I have a question on using ridge regression for transfer learning.
Transfer learning is a type of Machine Learning where knowledge from the source domain when performing a task is transfered to the target domain when performing the same task i.e. the task remains the same but datasets in the two domains differ.
One way to perform transfer learning is parameter sharing. The high level intuition is that target domain model parameters should be very close to source domain model parameters while still allowing for some uncertainty. Mathematically this intuition is captured by penalizing the deviation of the parameters i.e., $\lambda\|W_{target} - W_{source}\|^2_2$, where, $\lambda$ is the penalization parameter and $W$'s are a vector of model parameters.
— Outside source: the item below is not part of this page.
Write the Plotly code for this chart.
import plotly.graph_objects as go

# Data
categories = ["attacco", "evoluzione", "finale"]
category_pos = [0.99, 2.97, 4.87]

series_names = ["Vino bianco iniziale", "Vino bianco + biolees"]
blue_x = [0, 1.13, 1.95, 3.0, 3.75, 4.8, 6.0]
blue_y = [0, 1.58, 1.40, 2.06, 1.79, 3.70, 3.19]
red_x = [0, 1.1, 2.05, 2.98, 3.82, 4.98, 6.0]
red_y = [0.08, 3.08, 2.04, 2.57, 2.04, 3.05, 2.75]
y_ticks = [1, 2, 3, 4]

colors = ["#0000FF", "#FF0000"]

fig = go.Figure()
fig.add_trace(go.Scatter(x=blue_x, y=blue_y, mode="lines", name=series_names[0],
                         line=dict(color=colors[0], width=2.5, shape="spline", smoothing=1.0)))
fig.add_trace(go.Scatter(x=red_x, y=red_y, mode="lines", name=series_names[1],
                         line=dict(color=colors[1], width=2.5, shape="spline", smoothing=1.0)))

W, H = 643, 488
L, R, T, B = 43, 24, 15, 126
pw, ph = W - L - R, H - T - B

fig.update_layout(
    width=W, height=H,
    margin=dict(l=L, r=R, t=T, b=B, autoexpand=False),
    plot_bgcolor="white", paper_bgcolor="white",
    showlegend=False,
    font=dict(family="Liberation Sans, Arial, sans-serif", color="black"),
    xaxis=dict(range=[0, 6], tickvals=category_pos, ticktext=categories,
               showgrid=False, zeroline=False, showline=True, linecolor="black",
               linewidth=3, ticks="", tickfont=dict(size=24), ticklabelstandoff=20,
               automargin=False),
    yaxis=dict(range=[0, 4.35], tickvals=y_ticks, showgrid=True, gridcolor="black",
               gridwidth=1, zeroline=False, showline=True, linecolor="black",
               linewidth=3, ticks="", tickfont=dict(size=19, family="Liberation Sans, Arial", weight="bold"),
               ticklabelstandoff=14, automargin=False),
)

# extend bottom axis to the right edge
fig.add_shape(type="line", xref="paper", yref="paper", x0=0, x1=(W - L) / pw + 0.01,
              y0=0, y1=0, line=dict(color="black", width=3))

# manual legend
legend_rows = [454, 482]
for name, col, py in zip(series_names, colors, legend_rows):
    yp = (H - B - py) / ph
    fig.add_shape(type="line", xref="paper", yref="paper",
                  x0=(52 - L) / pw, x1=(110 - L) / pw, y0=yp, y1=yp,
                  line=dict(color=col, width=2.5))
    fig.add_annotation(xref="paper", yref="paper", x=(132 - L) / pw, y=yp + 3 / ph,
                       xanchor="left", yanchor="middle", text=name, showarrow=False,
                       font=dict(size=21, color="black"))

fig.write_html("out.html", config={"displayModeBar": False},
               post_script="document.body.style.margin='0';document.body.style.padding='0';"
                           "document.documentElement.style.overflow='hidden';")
In the past, I have used this approach to perform transfer learning for logistic regression (LR) and conditional random fields (CRF).
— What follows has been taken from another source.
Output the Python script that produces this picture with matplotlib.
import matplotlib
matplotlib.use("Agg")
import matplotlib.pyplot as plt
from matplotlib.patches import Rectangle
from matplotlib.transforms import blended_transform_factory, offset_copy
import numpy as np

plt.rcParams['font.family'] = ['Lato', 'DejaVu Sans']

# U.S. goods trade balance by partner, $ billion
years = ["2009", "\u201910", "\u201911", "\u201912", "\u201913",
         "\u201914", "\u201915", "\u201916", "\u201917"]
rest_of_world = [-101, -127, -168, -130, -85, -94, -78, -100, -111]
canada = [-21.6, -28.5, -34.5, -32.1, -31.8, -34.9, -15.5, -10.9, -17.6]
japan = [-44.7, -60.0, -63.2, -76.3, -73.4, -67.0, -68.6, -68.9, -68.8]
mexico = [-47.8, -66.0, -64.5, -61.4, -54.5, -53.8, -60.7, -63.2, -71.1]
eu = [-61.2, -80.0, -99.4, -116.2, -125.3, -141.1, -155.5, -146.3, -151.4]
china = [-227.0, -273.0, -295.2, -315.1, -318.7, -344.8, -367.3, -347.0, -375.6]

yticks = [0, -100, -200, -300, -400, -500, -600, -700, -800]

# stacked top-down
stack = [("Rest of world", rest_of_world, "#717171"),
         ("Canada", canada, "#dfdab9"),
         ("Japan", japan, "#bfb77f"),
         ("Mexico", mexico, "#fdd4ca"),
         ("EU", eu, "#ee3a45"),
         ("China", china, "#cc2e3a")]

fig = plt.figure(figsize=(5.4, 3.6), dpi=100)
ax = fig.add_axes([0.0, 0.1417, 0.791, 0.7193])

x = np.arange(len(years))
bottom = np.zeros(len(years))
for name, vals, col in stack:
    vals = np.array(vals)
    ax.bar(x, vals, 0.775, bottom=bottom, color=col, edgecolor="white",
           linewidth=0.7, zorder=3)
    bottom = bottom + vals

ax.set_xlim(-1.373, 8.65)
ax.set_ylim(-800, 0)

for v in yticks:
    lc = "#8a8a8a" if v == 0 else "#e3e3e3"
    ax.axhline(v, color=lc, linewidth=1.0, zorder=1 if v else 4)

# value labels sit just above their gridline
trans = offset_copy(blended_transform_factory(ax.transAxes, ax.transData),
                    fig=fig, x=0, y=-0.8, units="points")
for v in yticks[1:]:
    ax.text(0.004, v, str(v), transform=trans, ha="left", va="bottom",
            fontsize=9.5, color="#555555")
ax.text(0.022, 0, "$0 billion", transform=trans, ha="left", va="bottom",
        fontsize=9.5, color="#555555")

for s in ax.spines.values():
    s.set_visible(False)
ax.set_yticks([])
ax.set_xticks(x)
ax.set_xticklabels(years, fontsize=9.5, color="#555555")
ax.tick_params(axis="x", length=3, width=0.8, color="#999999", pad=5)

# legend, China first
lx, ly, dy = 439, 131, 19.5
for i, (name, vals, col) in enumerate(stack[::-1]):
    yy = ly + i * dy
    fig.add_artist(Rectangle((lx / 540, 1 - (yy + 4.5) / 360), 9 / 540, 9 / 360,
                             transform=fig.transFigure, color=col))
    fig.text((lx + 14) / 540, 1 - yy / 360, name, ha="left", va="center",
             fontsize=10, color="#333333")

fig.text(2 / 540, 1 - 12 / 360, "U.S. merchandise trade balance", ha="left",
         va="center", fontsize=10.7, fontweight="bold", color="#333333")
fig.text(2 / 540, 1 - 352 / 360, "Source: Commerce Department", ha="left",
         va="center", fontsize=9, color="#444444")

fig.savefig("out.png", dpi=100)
I am trying to use this approach to perform transfer learning with ridge regression. Given $N$ labeled examples of the form $\{(x_i,y_i),...,(x_n,y_n)\}$, recall that the OLS approach to ridge regression is,
$E(W) = \frac{1}{2}(Y - XW)^T(Y - XW)+\frac{\lambda}{2}W^TW$
and the closed form solution is,
$\hat{W} = (X^TX+\lambda I)^{-1}X^TY$
When performing transfer learning the OLS looks like,
$E(W) = \frac{1}{2}(Y - XW)^T(Y - XW)+\frac{\lambda}{2}(W-W_s)^T(W-W_s)$
where $W_s$ are the ridge regression parameters learned from the source domain and taking the derivative w.r.t to $W$ and setting it equal to zero gives me,
$\hat{W} = (X^TX+\lambda I)^{-1}(X^TY + \lambda W_s$)
Only the second term differs from the original OLS.
My questions are,
Is this mathematically correct? My hypothesis is that this modified OLS will still result in a unique solution for each setting of $W_s$
For CRF's and LR's, I was able to verify if user supplied gradients were within a tolerance level of numerical optimization based gradients. What checks can I perform here to check if the closed form solution is correct
Are there any references to back this up since I am thinking of using this a baseline method in a paper. I am unable to find any.
EDIT: I did find a similar question on cross-validated that is vaguely answered as well
Any help is appreciated. Thanks